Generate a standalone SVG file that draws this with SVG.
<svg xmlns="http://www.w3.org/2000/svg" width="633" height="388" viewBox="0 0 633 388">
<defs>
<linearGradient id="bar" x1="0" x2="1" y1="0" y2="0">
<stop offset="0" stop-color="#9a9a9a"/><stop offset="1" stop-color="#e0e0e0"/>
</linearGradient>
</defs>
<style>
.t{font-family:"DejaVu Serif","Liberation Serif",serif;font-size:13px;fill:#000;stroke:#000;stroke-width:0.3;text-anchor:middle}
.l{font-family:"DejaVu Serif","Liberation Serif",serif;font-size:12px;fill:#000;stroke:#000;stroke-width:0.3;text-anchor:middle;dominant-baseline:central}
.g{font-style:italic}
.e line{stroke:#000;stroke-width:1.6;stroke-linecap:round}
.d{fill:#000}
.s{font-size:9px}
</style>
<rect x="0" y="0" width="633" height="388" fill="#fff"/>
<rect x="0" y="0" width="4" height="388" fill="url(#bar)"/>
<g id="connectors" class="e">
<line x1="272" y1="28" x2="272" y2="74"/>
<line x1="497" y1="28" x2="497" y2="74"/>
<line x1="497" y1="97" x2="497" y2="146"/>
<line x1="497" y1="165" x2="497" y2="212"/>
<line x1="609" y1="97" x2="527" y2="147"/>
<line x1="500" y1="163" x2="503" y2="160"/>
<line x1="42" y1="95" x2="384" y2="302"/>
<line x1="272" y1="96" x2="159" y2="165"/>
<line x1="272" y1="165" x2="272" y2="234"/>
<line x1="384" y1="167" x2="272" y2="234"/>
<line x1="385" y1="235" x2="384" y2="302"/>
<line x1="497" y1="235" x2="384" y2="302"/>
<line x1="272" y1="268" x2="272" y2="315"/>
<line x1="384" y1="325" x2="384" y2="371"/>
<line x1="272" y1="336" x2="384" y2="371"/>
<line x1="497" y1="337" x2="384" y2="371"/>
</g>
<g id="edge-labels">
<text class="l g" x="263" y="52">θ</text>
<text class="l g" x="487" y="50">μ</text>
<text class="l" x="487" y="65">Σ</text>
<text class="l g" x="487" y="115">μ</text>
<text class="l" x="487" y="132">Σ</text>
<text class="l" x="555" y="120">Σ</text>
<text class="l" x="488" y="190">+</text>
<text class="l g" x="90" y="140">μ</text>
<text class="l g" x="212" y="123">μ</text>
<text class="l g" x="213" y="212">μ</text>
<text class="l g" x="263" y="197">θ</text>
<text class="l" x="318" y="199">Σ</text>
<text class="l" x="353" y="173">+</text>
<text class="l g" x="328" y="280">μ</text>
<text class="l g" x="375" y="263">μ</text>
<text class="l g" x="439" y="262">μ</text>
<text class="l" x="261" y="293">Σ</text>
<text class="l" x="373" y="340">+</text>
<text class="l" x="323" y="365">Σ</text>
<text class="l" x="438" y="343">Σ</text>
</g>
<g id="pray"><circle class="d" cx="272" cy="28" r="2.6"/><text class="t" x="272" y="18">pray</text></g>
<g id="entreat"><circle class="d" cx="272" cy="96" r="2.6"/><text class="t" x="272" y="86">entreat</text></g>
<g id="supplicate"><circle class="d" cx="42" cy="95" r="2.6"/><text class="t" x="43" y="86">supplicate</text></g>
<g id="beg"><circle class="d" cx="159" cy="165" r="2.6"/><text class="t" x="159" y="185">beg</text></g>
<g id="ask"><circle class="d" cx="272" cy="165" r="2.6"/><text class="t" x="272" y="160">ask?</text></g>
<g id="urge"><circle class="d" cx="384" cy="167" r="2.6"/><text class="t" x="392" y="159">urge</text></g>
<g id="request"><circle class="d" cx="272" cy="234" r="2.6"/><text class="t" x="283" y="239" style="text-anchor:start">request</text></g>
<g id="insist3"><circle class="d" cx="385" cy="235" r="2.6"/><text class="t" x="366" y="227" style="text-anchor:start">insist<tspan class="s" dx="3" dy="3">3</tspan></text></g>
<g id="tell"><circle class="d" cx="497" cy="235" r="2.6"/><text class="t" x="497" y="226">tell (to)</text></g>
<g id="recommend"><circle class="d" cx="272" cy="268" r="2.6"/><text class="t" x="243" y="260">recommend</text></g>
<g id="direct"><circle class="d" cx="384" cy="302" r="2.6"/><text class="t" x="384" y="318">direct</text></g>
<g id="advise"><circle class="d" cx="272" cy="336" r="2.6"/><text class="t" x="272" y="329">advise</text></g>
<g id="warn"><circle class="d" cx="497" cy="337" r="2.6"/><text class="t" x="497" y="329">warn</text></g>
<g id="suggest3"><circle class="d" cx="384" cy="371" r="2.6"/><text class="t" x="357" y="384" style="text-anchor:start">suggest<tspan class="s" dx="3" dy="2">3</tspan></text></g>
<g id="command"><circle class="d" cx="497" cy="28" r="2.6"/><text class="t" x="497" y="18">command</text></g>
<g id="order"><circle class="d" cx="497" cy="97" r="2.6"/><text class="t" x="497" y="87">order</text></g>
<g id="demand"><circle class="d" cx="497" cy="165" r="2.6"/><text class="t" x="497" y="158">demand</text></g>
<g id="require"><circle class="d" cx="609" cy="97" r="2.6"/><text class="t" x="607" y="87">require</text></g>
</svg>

■ Challenge
Write out all the data again, exactly as it appears.

■ Expected output
Generate a standalone SVG file that draws this with SVG.
<svg xmlns="http://www.w3.org/2000/svg" width="633" height="388" viewBox="0 0 633 388">
<defs>
<linearGradient id="bar" x1="0" x2="1" y1="0" y2="0">
<stop offset="0" stop-color="#9a9a9a"/><stop offset="1" stop-color="#e0e0e0"/>
</linearGradient>
</defs>
<style>
.t{font-family:"DejaVu Serif","Liberation Serif",serif;font-size:13px;fill:#000;stroke:#000;stroke-width:0.3;text-anchor:middle}
.l{font-family:"DejaVu Serif","Liberation Serif",serif;font-size:12px;fill:#000;stroke:#000;stroke-width:0.3;text-anchor:middle;dominant-baseline:central}
.g{font-style:italic}
.e line{stroke:#000;stroke-width:1.6;stroke-linecap:round}
.d{fill:#000}
.s{font-size:9px}
</style>
<rect x="0" y="0" width="633" height="388" fill="#fff"/>
<rect x="0" y="0" width="4" height="388" fill="url(#bar)"/>
<g id="connectors" class="e">
<line x1="272" y1="28" x2="272" y2="74"/>
<line x1="497" y1="28" x2="497" y2="74"/>
<line x1="497" y1="97" x2="497" y2="146"/>
<line x1="497" y1="165" x2="497" y2="212"/>
<line x1="609" y1="97" x2="527" y2="147"/>
<line x1="500" y1="163" x2="503" y2="160"/>
<line x1="42" y1="95" x2="384" y2="302"/>
<line x1="272" y1="96" x2="159" y2="165"/>
<line x1="272" y1="165" x2="272" y2="234"/>
<line x1="384" y1="167" x2="272" y2="234"/>
<line x1="385" y1="235" x2="384" y2="302"/>
<line x1="497" y1="235" x2="384" y2="302"/>
<line x1="272" y1="268" x2="272" y2="315"/>
<line x1="384" y1="325" x2="384" y2="371"/>
<line x1="272" y1="336" x2="384" y2="371"/>
<line x1="497" y1="337" x2="384" y2="371"/>
</g>
<g id="edge-labels">
<text class="l g" x="263" y="52">θ</text>
<text class="l g" x="487" y="50">μ</text>
<text class="l" x="487" y="65">Σ</text>
<text class="l g" x="487" y="115">μ</text>
<text class="l" x="487" y="132">Σ</text>
<text class="l" x="555" y="120">Σ</text>
<text class="l" x="488" y="190">+</text>
<text class="l g" x="90" y="140">μ</text>
<text class="l g" x="212" y="123">μ</text>
<text class="l g" x="213" y="212">μ</text>
<text class="l g" x="263" y="197">θ</text>
<text class="l" x="318" y="199">Σ</text>
<text class="l" x="353" y="173">+</text>
<text class="l g" x="328" y="280">μ</text>
<text class="l g" x="375" y="263">μ</text>
<text class="l g" x="439" y="262">μ</text>
<text class="l" x="261" y="293">Σ</text>
<text class="l" x="373" y="340">+</text>
<text class="l" x="323" y="365">Σ</text>
<text class="l" x="438" y="343">Σ</text>
</g>
<g id="pray"><circle class="d" cx="272" cy="28" r="2.6"/><text class="t" x="272" y="18">pray</text></g>
<g id="entreat"><circle class="d" cx="272" cy="96" r="2.6"/><text class="t" x="272" y="86">entreat</text></g>
<g id="supplicate"><circle class="d" cx="42" cy="95" r="2.6"/><text class="t" x="43" y="86">supplicate</text></g>
<g id="beg"><circle class="d" cx="159" cy="165" r="2.6"/><text class="t" x="159" y="185">beg</text></g>
<g id="ask"><circle class="d" cx="272" cy="165" r="2.6"/><text class="t" x="272" y="160">ask?</text></g>
<g id="urge"><circle class="d" cx="384" cy="167" r="2.6"/><text class="t" x="392" y="159">urge</text></g>
<g id="request"><circle class="d" cx="272" cy="234" r="2.6"/><text class="t" x="283" y="239" style="text-anchor:start">request</text></g>
<g id="insist3"><circle class="d" cx="385" cy="235" r="2.6"/><text class="t" x="366" y="227" style="text-anchor:start">insist<tspan class="s" dx="3" dy="3">3</tspan></text></g>
<g id="tell"><circle class="d" cx="497" cy="235" r="2.6"/><text class="t" x="497" y="226">tell (to)</text></g>
<g id="recommend"><circle class="d" cx="272" cy="268" r="2.6"/><text class="t" x="243" y="260">recommend</text></g>
<g id="direct"><circle class="d" cx="384" cy="302" r="2.6"/><text class="t" x="384" y="318">direct</text></g>
<g id="advise"><circle class="d" cx="272" cy="336" r="2.6"/><text class="t" x="272" y="329">advise</text></g>
<g id="warn"><circle class="d" cx="497" cy="337" r="2.6"/><text class="t" x="497" y="329">warn</text></g>
<g id="suggest3"><circle class="d" cx="384" cy="371" r="2.6"/><text class="t" x="357" y="384" style="text-anchor:start">suggest<tspan class="s" dx="3" dy="2">3</tspan></text></g>
<g id="command"><circle class="d" cx="497" cy="28" r="2.6"/><text class="t" x="497" y="18">command</text></g>
<g id="order"><circle class="d" cx="497" cy="97" r="2.6"/><text class="t" x="497" y="87">order</text></g>
<g id="demand"><circle class="d" cx="497" cy="165" r="2.6"/><text class="t" x="497" y="158">demand</text></g>
<g id="require"><circle class="d" cx="609" cy="97" r="2.6"/><text class="t" x="607" y="87">require</text></g>
</svg>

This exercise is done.